- Required task
Produce an exact copy of the lines below that run from the line containing "Rebuild this chart" to the line containing "topic_ellipse = [(171, 305, 82, 44), None, None, None, None]", inclusive; any picture is omitted.

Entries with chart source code

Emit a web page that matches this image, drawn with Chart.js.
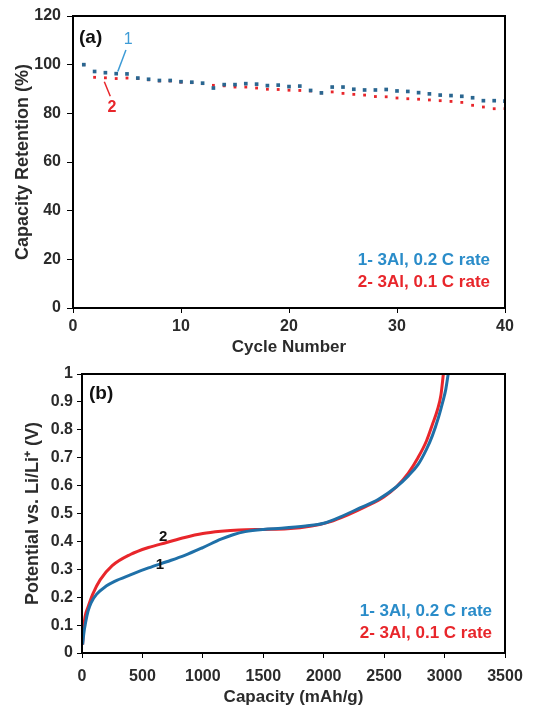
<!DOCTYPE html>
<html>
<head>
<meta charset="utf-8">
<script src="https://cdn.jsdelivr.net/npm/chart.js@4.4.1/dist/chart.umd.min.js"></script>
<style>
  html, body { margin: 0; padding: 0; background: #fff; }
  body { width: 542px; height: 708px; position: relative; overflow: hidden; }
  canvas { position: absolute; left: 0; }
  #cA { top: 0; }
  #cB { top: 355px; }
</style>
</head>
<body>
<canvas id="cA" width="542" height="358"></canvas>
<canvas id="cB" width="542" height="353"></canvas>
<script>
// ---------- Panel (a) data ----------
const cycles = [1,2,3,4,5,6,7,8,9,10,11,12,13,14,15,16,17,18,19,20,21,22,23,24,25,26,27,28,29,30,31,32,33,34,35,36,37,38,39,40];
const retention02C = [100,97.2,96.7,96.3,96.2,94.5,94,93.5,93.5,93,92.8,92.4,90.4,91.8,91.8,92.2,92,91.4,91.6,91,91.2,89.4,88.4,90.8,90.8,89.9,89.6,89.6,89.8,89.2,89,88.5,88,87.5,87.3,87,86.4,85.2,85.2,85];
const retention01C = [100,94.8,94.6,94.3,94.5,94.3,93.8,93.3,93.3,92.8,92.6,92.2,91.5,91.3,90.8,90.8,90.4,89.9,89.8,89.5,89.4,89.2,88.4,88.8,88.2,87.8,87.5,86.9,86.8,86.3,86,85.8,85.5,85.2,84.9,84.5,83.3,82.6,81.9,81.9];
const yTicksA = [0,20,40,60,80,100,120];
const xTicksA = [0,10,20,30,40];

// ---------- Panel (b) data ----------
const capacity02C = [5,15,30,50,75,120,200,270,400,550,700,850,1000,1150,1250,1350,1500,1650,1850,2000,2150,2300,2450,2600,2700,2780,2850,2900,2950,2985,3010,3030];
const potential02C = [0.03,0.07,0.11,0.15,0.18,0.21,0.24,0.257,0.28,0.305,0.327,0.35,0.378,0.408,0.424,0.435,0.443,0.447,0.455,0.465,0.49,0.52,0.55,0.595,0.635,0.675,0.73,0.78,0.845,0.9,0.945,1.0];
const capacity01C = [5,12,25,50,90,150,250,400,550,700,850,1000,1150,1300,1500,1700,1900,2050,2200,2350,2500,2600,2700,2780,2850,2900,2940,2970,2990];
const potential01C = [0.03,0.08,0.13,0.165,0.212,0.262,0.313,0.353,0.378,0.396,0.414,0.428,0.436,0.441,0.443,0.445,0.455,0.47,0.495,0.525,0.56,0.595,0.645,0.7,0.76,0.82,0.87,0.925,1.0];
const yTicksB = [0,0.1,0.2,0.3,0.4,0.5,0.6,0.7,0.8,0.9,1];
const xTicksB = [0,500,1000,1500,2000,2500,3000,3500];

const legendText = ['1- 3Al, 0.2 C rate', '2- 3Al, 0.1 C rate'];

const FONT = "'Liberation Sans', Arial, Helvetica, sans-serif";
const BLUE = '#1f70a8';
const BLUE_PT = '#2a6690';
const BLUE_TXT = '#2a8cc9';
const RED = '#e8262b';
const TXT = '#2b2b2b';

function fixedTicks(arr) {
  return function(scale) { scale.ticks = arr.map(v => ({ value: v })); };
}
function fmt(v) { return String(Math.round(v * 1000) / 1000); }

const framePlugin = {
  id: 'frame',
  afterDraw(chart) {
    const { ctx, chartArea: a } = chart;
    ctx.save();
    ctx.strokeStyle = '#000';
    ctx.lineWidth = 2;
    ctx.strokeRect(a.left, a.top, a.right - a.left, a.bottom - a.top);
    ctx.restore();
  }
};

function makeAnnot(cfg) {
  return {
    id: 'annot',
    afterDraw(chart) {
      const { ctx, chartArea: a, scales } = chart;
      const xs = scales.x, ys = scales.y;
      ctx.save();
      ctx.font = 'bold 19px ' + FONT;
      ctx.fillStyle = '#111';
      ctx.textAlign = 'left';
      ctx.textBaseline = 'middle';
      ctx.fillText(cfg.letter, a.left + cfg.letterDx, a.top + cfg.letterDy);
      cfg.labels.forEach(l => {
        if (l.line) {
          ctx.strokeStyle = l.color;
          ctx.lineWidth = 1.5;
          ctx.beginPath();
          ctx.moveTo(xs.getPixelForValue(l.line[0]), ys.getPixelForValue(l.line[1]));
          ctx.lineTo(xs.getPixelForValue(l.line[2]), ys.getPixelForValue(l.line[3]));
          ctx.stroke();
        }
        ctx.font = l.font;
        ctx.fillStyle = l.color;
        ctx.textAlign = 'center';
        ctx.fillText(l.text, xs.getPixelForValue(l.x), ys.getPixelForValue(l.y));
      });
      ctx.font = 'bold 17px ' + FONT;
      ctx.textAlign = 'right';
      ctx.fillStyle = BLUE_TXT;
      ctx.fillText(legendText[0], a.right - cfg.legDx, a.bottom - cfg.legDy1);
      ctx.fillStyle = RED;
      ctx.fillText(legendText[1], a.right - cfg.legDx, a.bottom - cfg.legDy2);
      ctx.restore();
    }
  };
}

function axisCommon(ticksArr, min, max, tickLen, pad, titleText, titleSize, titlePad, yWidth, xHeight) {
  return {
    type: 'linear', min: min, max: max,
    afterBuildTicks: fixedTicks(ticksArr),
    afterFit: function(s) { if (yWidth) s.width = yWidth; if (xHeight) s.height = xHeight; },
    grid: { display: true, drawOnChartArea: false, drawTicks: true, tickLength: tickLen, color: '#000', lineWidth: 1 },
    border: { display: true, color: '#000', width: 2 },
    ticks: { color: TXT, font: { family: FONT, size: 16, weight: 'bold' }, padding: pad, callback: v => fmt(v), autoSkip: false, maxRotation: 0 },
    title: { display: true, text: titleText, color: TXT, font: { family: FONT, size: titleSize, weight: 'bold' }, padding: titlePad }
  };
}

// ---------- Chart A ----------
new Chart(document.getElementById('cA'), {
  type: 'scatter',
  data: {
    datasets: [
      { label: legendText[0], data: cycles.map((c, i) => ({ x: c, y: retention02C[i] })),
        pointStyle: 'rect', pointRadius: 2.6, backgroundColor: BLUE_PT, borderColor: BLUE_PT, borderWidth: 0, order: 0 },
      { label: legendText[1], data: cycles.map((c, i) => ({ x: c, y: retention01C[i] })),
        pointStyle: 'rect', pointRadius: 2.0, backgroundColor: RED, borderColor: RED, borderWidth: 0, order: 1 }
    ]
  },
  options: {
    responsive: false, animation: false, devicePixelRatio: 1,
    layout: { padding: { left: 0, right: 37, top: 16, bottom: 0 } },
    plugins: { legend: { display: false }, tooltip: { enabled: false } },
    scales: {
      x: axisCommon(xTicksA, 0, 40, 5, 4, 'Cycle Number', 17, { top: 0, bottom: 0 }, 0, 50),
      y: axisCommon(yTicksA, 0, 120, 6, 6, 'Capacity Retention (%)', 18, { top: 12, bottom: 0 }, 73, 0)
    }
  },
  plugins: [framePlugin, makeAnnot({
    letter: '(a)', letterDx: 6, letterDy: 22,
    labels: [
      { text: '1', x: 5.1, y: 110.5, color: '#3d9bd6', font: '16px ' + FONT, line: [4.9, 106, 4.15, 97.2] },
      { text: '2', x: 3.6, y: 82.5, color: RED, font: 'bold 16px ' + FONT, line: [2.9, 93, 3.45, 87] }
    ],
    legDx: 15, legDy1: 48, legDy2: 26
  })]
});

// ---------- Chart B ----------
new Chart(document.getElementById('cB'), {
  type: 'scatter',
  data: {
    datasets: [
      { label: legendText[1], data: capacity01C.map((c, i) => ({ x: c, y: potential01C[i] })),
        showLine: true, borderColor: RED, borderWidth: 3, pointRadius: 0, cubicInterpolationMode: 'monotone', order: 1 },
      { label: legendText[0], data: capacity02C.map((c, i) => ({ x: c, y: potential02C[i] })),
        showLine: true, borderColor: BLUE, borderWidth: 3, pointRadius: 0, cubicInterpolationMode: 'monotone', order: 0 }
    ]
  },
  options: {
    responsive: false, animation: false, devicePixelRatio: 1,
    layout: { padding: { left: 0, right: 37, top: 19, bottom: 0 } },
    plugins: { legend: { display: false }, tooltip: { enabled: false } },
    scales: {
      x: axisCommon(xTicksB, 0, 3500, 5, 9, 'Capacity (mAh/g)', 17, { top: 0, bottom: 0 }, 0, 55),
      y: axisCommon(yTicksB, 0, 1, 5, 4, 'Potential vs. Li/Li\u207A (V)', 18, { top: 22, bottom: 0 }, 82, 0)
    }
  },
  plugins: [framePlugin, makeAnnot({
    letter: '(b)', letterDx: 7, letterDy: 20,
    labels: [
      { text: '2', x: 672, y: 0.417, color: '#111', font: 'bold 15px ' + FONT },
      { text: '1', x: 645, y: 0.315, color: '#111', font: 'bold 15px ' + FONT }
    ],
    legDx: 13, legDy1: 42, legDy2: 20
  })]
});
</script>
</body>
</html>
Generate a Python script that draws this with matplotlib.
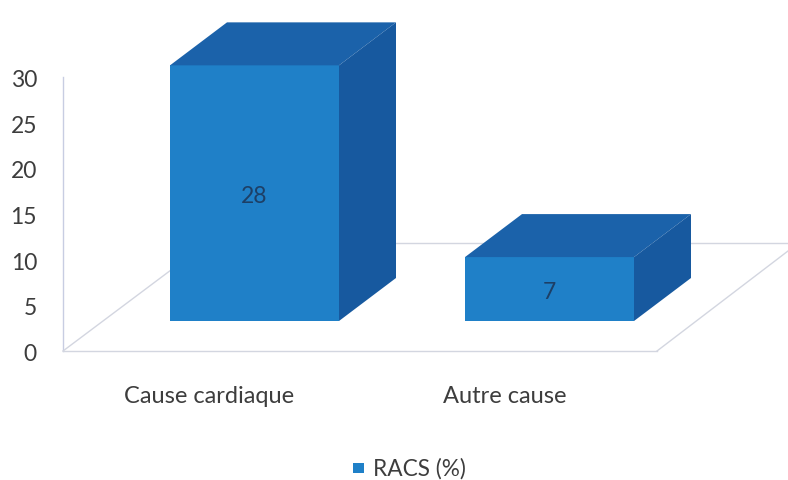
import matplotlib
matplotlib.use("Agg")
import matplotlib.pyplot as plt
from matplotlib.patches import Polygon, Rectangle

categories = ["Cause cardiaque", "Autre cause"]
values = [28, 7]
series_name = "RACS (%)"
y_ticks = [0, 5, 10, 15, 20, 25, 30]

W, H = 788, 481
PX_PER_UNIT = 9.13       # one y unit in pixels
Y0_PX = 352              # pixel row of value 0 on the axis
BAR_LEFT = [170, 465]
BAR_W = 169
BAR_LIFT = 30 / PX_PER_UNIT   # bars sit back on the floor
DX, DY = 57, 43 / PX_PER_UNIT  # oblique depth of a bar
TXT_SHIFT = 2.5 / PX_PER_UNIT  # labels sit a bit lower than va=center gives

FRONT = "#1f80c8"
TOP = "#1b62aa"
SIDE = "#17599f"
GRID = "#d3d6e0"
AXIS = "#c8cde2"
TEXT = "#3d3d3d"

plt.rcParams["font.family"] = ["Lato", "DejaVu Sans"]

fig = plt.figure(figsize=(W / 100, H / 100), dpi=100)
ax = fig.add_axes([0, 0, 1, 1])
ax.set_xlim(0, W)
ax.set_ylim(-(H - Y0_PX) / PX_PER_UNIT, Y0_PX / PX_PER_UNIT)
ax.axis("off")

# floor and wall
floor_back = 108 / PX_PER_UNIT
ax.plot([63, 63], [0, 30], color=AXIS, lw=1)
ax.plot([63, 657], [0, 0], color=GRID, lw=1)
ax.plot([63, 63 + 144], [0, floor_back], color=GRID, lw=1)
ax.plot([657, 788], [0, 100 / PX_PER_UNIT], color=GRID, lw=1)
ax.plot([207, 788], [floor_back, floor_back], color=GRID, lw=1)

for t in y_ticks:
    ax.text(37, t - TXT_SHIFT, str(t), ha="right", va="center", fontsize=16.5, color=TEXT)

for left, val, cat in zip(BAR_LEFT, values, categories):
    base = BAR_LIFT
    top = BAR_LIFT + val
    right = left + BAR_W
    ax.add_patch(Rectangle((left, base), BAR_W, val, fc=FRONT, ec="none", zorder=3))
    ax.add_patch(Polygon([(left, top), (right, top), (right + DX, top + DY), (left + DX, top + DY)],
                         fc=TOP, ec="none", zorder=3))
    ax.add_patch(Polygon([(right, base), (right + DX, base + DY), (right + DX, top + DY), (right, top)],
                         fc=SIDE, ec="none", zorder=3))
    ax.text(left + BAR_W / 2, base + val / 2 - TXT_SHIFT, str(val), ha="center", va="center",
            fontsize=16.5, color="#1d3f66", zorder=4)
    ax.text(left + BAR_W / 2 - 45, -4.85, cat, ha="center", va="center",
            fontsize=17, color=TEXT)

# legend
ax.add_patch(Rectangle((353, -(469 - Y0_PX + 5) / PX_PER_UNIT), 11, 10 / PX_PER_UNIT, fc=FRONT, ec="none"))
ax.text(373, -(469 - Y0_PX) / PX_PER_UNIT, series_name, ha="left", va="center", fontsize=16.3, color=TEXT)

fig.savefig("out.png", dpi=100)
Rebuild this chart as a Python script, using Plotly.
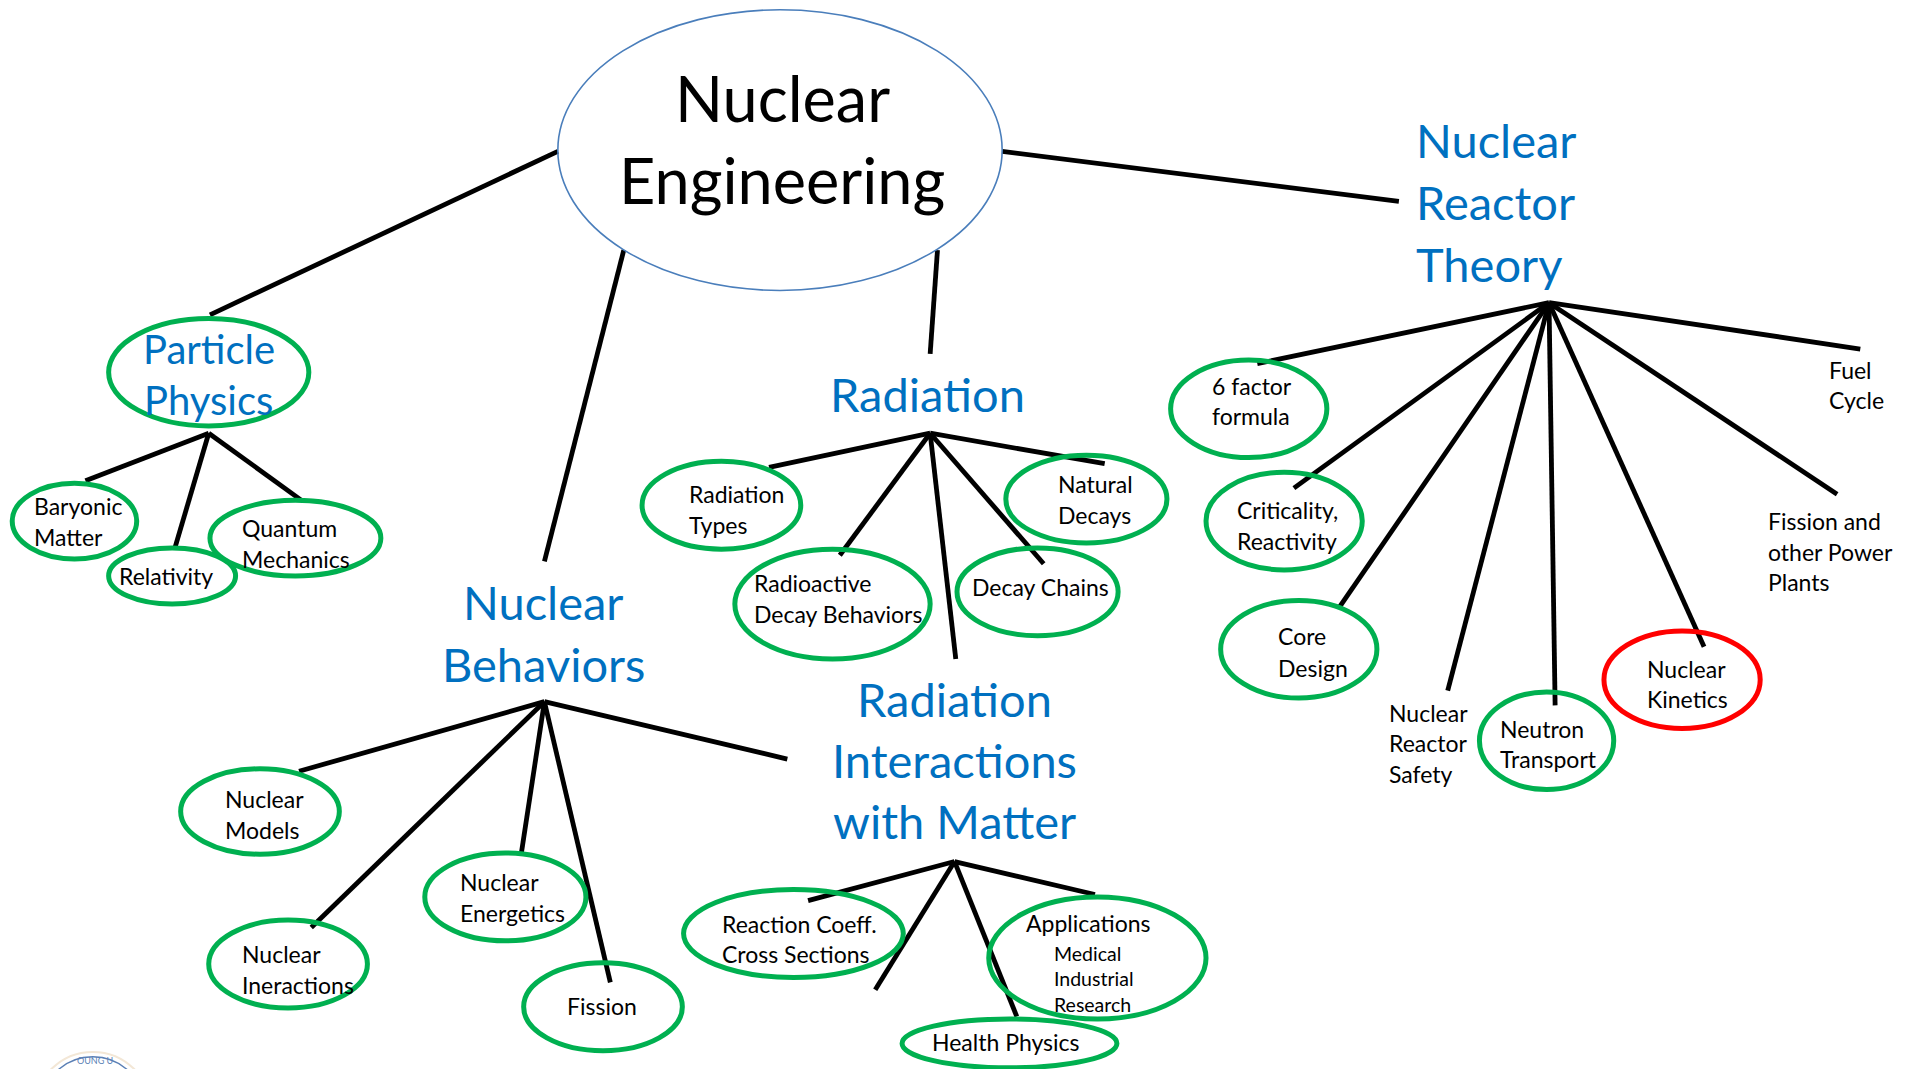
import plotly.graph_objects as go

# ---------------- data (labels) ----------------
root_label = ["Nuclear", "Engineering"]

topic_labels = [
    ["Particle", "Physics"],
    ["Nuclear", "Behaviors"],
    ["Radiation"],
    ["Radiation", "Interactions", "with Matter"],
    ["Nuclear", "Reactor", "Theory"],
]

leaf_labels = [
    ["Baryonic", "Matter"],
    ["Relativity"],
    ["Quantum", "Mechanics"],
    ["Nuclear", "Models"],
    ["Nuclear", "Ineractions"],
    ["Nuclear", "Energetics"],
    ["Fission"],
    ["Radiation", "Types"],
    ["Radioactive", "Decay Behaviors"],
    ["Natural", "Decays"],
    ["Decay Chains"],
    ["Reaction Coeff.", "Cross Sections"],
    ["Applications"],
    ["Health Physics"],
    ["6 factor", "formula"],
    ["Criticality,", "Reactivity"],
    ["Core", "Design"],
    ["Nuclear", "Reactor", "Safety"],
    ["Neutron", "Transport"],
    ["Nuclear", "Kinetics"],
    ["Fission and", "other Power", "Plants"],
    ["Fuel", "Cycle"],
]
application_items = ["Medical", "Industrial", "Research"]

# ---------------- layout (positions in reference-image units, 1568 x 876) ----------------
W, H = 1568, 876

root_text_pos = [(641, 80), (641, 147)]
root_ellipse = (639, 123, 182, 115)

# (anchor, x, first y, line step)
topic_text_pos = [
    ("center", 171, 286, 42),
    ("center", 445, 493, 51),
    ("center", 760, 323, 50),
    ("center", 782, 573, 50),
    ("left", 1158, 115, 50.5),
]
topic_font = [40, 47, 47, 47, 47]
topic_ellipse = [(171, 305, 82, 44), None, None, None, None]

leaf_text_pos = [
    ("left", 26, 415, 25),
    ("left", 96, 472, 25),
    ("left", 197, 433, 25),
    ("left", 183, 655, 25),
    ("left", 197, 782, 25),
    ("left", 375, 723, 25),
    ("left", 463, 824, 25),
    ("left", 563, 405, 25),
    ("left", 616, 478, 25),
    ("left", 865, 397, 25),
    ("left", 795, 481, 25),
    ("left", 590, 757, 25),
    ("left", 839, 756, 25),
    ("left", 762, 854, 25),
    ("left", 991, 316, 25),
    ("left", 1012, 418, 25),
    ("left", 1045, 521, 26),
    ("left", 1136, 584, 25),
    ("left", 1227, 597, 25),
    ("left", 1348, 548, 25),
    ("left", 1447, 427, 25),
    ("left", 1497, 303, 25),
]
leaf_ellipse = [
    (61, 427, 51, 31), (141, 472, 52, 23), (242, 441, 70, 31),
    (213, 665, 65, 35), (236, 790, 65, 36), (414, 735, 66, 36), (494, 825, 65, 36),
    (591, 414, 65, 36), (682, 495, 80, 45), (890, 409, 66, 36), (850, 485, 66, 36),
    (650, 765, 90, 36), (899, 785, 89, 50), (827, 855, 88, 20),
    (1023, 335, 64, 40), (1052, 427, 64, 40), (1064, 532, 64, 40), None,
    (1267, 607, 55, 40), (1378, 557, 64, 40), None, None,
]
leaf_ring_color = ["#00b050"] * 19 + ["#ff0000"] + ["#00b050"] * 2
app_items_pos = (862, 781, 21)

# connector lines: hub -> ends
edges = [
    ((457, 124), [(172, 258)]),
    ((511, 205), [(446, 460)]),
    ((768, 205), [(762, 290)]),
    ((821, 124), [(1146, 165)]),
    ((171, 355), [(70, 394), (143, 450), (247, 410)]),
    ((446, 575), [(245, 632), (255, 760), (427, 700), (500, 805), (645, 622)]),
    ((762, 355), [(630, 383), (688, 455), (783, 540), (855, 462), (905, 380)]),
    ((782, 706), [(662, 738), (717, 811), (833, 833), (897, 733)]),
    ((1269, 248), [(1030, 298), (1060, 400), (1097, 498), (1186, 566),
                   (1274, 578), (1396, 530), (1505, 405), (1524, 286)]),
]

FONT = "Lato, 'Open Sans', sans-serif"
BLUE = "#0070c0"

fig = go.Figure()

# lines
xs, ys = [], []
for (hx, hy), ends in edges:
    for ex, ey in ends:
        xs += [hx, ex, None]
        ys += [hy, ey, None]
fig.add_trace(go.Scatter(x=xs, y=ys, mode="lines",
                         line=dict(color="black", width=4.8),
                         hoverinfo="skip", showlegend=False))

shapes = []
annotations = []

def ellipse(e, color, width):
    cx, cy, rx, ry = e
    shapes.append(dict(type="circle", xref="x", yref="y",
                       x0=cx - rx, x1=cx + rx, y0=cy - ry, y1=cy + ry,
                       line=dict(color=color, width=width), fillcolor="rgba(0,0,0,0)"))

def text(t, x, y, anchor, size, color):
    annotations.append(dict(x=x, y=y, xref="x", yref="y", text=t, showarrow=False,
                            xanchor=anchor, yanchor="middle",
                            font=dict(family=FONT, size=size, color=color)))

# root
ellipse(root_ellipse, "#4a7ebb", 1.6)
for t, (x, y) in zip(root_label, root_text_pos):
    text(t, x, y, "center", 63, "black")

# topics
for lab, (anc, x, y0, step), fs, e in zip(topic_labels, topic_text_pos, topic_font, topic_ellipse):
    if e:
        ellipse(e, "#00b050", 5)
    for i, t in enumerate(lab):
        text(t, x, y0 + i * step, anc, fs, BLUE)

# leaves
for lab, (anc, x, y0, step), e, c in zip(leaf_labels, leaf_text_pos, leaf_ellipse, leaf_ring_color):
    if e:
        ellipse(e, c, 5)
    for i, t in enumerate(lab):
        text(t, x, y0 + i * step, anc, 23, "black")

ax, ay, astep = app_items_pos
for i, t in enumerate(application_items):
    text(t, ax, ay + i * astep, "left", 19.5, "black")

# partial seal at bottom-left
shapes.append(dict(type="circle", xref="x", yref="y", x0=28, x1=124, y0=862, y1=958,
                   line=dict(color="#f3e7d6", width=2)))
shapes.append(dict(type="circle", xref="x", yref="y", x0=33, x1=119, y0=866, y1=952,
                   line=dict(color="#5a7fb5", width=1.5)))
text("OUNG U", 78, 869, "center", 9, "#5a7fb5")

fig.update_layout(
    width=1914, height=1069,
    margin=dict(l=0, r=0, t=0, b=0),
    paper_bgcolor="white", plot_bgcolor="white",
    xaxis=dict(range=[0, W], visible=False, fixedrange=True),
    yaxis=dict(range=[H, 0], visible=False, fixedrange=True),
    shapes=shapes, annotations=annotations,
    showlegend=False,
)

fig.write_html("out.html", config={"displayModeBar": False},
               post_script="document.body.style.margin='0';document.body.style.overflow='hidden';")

- Full solution
Rebuild this chart as a Python script, using Plotly.
import plotly.graph_objects as go

# ---------------- data (labels) ----------------
root_label = ["Nuclear", "Engineering"]

topic_labels = [
    ["Particle", "Physics"],
    ["Nuclear", "Behaviors"],
    ["Radiation"],
    ["Radiation", "Interactions", "with Matter"],
    ["Nuclear", "Reactor", "Theory"],
]

leaf_labels = [
    ["Baryonic", "Matter"],
    ["Relativity"],
    ["Quantum", "Mechanics"],
    ["Nuclear", "Models"],
    ["Nuclear", "Ineractions"],
    ["Nuclear", "Energetics"],
    ["Fission"],
    ["Radiation", "Types"],
    ["Radioactive", "Decay Behaviors"],
    ["Natural", "Decays"],
    ["Decay Chains"],
    ["Reaction Coeff.", "Cross Sections"],
    ["Applications"],
    ["Health Physics"],
    ["6 factor", "formula"],
    ["Criticality,", "Reactivity"],
    ["Core", "Design"],
    ["Nuclear", "Reactor", "Safety"],
    ["Neutron", "Transport"],
    ["Nuclear", "Kinetics"],
    ["Fission and", "other Power", "Plants"],
    ["Fuel", "Cycle"],
]
application_items = ["Medical", "Industrial", "Research"]

# ---------------- layout (positions in reference-image units, 1568 x 876) ----------------
W, H = 1568, 876

root_text_pos = [(641, 80), (641, 147)]
root_ellipse = (639, 123, 182, 115)

# (anchor, x, first y, line step)
topic_text_pos = [
    ("center", 171, 286, 42),
    ("center", 445, 493, 51),
    ("center", 760, 323, 50),
    ("center", 782, 573, 50),
    ("left", 1158, 115, 50.5),
]
topic_font = [40, 47, 47, 47, 47]
topic_ellipse = [(171, 305, 82, 44), None, None, None, None]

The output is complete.